My, oh my, is all I can say. I popped up in that hole and my breath caught in my chest. It was breathtaking and a tear came to my eye. Absolutely killer views and the best seat in the house. I didn’t want to leave, but another passenger was eagerly awaiting her turn. To exit the gunner area, you drop off of the stool and crawl backwards. When I did we caught an air pocket and I felt my stomach fly for a minute. It was awesome.

As if that wasn’t enough, you start thinking about who else sat or crawled there. I pictured handsome and brave 18 and 19 year-old guys rushing around preparing to fight for their lives and defend our freedom.

Their trip was not for fun, they were answering the country’s call. Were they scared? Did they make it home?

The B-25 in particular was made famous in the Dolittle Raids over Tokyo. Which was a very daring mission, a video link will be posted online to learn more about it.

Yes, it was like a time machine more than a plane. The “great generation” flew in these birds. Those that fought in WWII had also grown up during the Great Depression. They lived through the Spanish flu, and many other huge historical events. They lived their life and did what they had to do.

People had to grow up faster then. Instead of worrying about having the latest iPhone, they were worried about the crops getting rain, Hitler invading the world and killing millions, their friends in Pearl Harbor, and so many other big things.

Today, we have some heavy things we are dealing with, but unlike them, many in our society do not seem equipped. We do not get a participation trophy for living life. You either survive or thrive, we are supposed to aim for the latter. Life, Liberty and the pursuit of happiness, that is the American dream.

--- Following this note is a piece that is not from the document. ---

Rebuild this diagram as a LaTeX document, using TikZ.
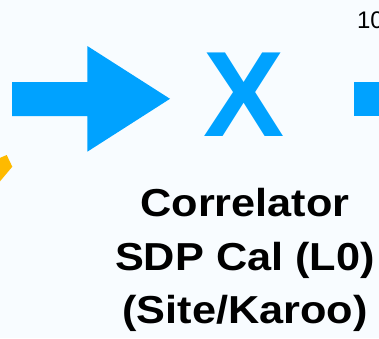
\documentclass[tikz,border=0pt]{standalone}
\usepackage{fontspec}
\setmainfont{Liberation Sans}
\definecolor{keyblue}{RGB}{0,162,255}
\definecolor{keyorange}{RGB}{254,186,0}
\definecolor{paper}{RGB}{248,252,255}
\tikzset{
  flow/.style={fill=keyblue},
  multsign/.style={inner sep=0pt, text=keyblue, font=\bfseries\fontsize{121.5}{121.5}\selectfont},
  stagelabel/.style={inner sep=0pt, align=center, xscale=1.11, transform shape,
    font=\bfseries\fontsize{39}{53.5}\selectfont},
  pagenum/.style={inner sep=0pt, font=\fontsize{24}{24}\selectfont}
}
\begin{document}
\begin{tikzpicture}[x=1pt,y=-1pt]
\useasboundingbox (0,0) rectangle (379,338);
\clip (0,0) rectangle (379,338);
\fill[paper] (0,0) rectangle (379,338);

% incoming block arrow
\fill[flow] (12,82) -- (87.3,82) -- (87.3,46) -- (170,98.8)
  -- (87.3,151.7) -- (87.3,116) -- (12,116) -- cycle;

% start of the outgoing shaft
\fill[flow] (354,82) rectangle (380,116);

% tip of the orange arrow
\fill[keyorange] (-1,158.3) -- (6.7,155) -- (12.3,166.7) -- (-1,182.5) -- cycle;

% multiplication stage
\node[multsign, anchor=base] (mult) at (244.5,136) {X};

% stage caption
\node[stagelabel, anchor=north] (caption) at (245,188.5)
  {Correlator\\SDP Cal (L0)\\(Site/Karoo)};

% slide number
\node[pagenum, anchor=base west] (num) at (356.8,28) {10};
\end{tikzpicture}
\end{document}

They knew something we have forgotten. When engaged in a battle, some enemies attempt to divide and therefore weaken their opponents. They stood as one unit, the entire nation worked together knowing, united we stand, divided we fall.

I continued to move throughout the plane crawling and dodging obstacles. As we flew I saw the other warbirds outside the window, such as Hell Diver, the only one left flying, flying in pattern with us. We were flying as one unit. Like the Bible says, in one mind and one accord. That is when the magic happens.

It was an awe inspiring experience. I settled back in my seat, buckled up and looked out of the window past the machine gun, feeling blessed.

History, even the parts we do not like have to be preserved. The Holocaust Museum in Dallas is a very sad place to visit. It is not there to make us feel good. It is there so we never forget, and therefore never repeat it. Preserving and knowing history is more important now than ever.

I’m glad I took the chance to fly in that bird, to live and breathe in history, and so thankful for those that made the efforts to share it with me in such an amazing way.

Will we handle our times with such grace and bravery?